How to file an Appeal against Recovery Officer?
The respondent can file an appeal against the order of the Recovery Officer within 30 days from the date when the order was passed. Such appeal has to be resolved within six months. Such appeal can be made before the Debts Recovery Appellate Tribunal (DRATs).
To file an appeal, the appellant has to deposit 50% of the amount ordered by the Tribunal. However, the said amount can be reduced up to 25% at the discretion of the Chairperson.
What are the problems faced by the Debts Recovery Tribunals?
In the initial enactment stage, the Debts Recovery Tribunals played a pivotal role in recovering a large number of nonperforming assets. However, the Tribunal faced a laidback when it came to large and powerful borrowers.
- The problems such as asset-liability mismatch, lack of liquidity, and long-term blocking of assets had led to the setback of the Debts Recovery Tribunals.
- The borrowers also used delaying tactics to escape, such as claims pending the civil courts against the lenders,
- Other peripheral problems like dues of workmen against a company, state dues, and other non-secured creditors dues, etc.
- Overburdened of cases which have led to delay in redressing the cases.
Securitization and Reconstruction of Financial Assets and Enforcement of Security Interest (SARFAESI) Act, 2002
Due to the persistent problems faced by the banks and financial institutions in recovering the debts, Debts Recovery Tribunal had to be amended. Therefore, the Central Government enacted the SARFAESI Act in 2002.
Under this Act, the banks and financial institutions are empowered to recover the secured assets without the court’s intervention by giving notice to the borrower. Suppose the borrower fails to comply with the notice. In that case, the bank or financial institution can take possession of the secured asset and the right to transfer the asset.

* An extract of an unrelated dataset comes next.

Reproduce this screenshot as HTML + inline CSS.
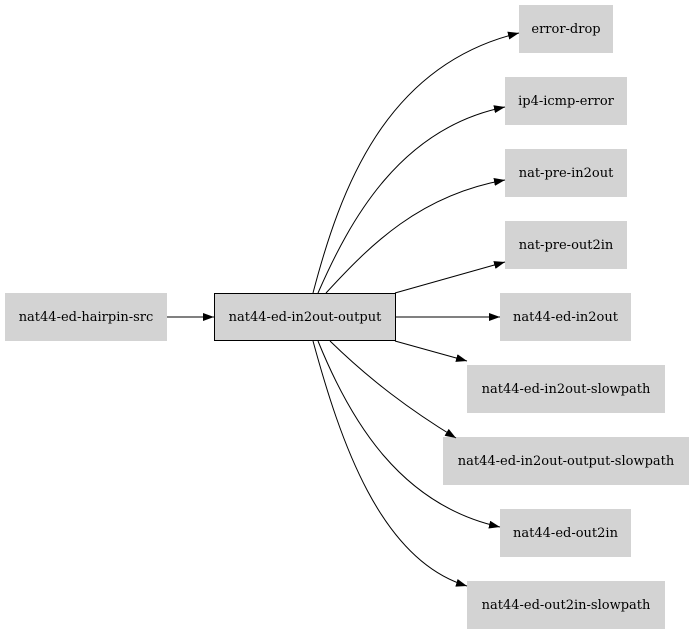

Therefore, the Debts Recovery Tribunals consider both the RDDBFI Act and the SARFAESI Act while dealing with complex commercial issues.
The Recovery of Debts dues to Banks and Financial Institutions (RDDBFI) Act has established Debts Recovery Tribunals (DRTs) for a speedy recovery of loans by filing Original Applications (OAs). The aggrieved person can file an appeal against the order of the DRTs before the Debts Recovery Appellate Tribunals (DRATs). The SARFAESI Act, 2002, was enacted to make more stringent laws that could help recover debts from borrowers. This Act allowed the lenders to take possession of the secured assets of the borrower on their failure to repay the debts only by giving prior notice. The DRTs deal with the RDDBFI Act and SARFAESI Acts to resolve the disputes relating to the recovery of debts due.